Here’s some tiresome news for coffee-enthusiasts everywhere: Your morning cup of joe might not be as invigorating as you thought. The conventional coffee-brewing technique—grinding large amounts of beans as finely as possible—may actually deliver an inferior beverage, and waste grounds in the process. To provide a consistently high-quality drink, coffee producers should instead grind beans more coarsely and use fewer of them, according to a new study published in Matter.
Coffee works its magic on sleep-deprived folks everywhere because it contains heavenly caffeine molecules extracted from coffee beans. That extraction process varies depending on the type of drink you want to make (hello espresso, drip coffee, french press) but they have the same general steps. Raw coffee beans are roasted, ground, and then mixed with hot water. The resulting filtered liquid, when done right, can make many a day better. But a group of researchers wondered whether the traditional method of using high quantities of very finely ground coffee would indeed produce a primo beverage.
To figure that out, researchers first narrowed in on espresso, the concentrated drink that often gives rise to cappuccinos and lattes. Then, they developed a mathematical model to optimally extract espresso from coffee grounds, a difficult task, they soon found, due to the complexity of java’s natural shapes. The beans come in two groups of particle sizes, boulders and fines, similar to the families of exploding volcanic rock.
“You would need more computing power than Google has to accurately solve the physics and transport equations of brewing on a geometry as intricate as a coffee [filter bed],” says co-senior author Jamie M. Foster, a mathematician at the University of Portsmouth.
To calculate the transfer of mass from solid to liquid—that’s what happens when hot liquid combines with coffee grounds to create the signature beverage—scientists turned to battery modeling methodologies. They likened the movement of lithium ions through a battery’s electrodes to molecules like caffeine dissolving out of coffee grounds. Ultimately, the team chose to specifically analyze espresso-style coffee because the drink’s small size tends to magnify any brewing errors.

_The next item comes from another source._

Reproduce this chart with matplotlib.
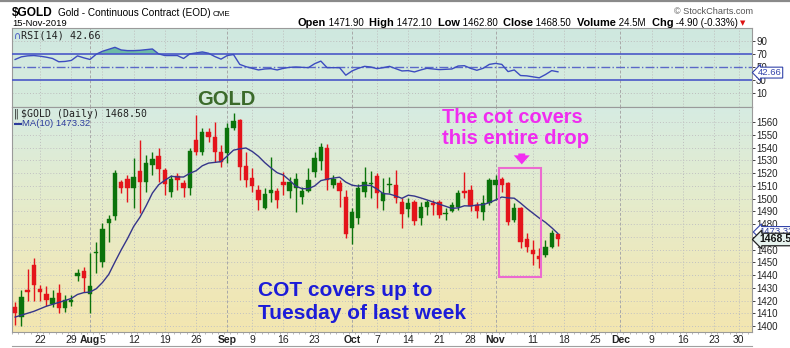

The researchers looked at various components of the brewing process, including dry coffee mass, water pressure, and the grounds’ coarseness. They found that fine grounds tend to clog espresso machines; ultimately, a stuffed coffee bed will stall the amount of liquid that can get extracted during the brewing process, and produce an uneven taste.
“Most people in the coffee industry are using fine-grind settings and lots of coffee beans to get a mix of bitterness and sour acidity that is unpredictable and irreproducible,” says co-senior author Christopher H. Hendon, a computational chemist at the University of Oregon.
Though you’d expect finely ground beans to wet evenly within machines, some regions get more drenched than others; as a result, over-extracted areas produce bitter flavors and under-extracted ones add sourness. So with this method, it’s hard to get consistent espresso flavor and a high brewing ratio.
Meanwhile, coarse grounds are more efficient and yield more reproducible flavors. They require shorter espresso shot times–between 7 and 15 seconds–unlike the industry standard that falls between about 25 and 35 seconds. Longer shots further the dissolution of coffee compounds and thus carry a burnt essence, which is certainly not for everyone. Still, taste is undeniably subjective. The study does not claim to have mastered espresso flavors, but rather provides a starting point for more research.
Besides a reliable taste, the study also stresses the economic and environmental benefits of using fewer, coarser beans. When implemented in an Oregon cafe, the approach led to a 25 percent reduction in used coffee grounds between September 2018 and 2019. On a broader, nation-wide scale, the team calculated $1.1 billion in potential annual savings.
Less resource-intensive coffee also could be useful as climate change threatens coffee crops around the world. The crop requires a low-carbon dioxide environment with relatively stable temperatures, usually guaranteed by high altitudes near the equator. Yet, major coffee exporters can no longer predict crop outcomes. Ethiopia, for example, has faced rising temperatures and decreasing rainfall; the country could lose up to 59 percent of coffee farmland by century’s end. In 2014, Brazil’s drought doubled global coffee prices.
Though coffee roasters and producers may fear using fewer coffee grounds in stores, Hendon predicts a resulting heightened demand for fancy brews as more shops gain access. Eventually, he says, the method could allow higher-quality coffee to become more ubiquitous.
While the brewing model may not work for everyone, Hendon hopes it could lead to more sustainable and reproducible brewing methods and conditions.
“There is a tremendous dependency on the preferences of the person producing the coffee,” Hendon says. “We are elucidating the variables that they need to consider if they want to better navigate the parameter space of brewing espresso.”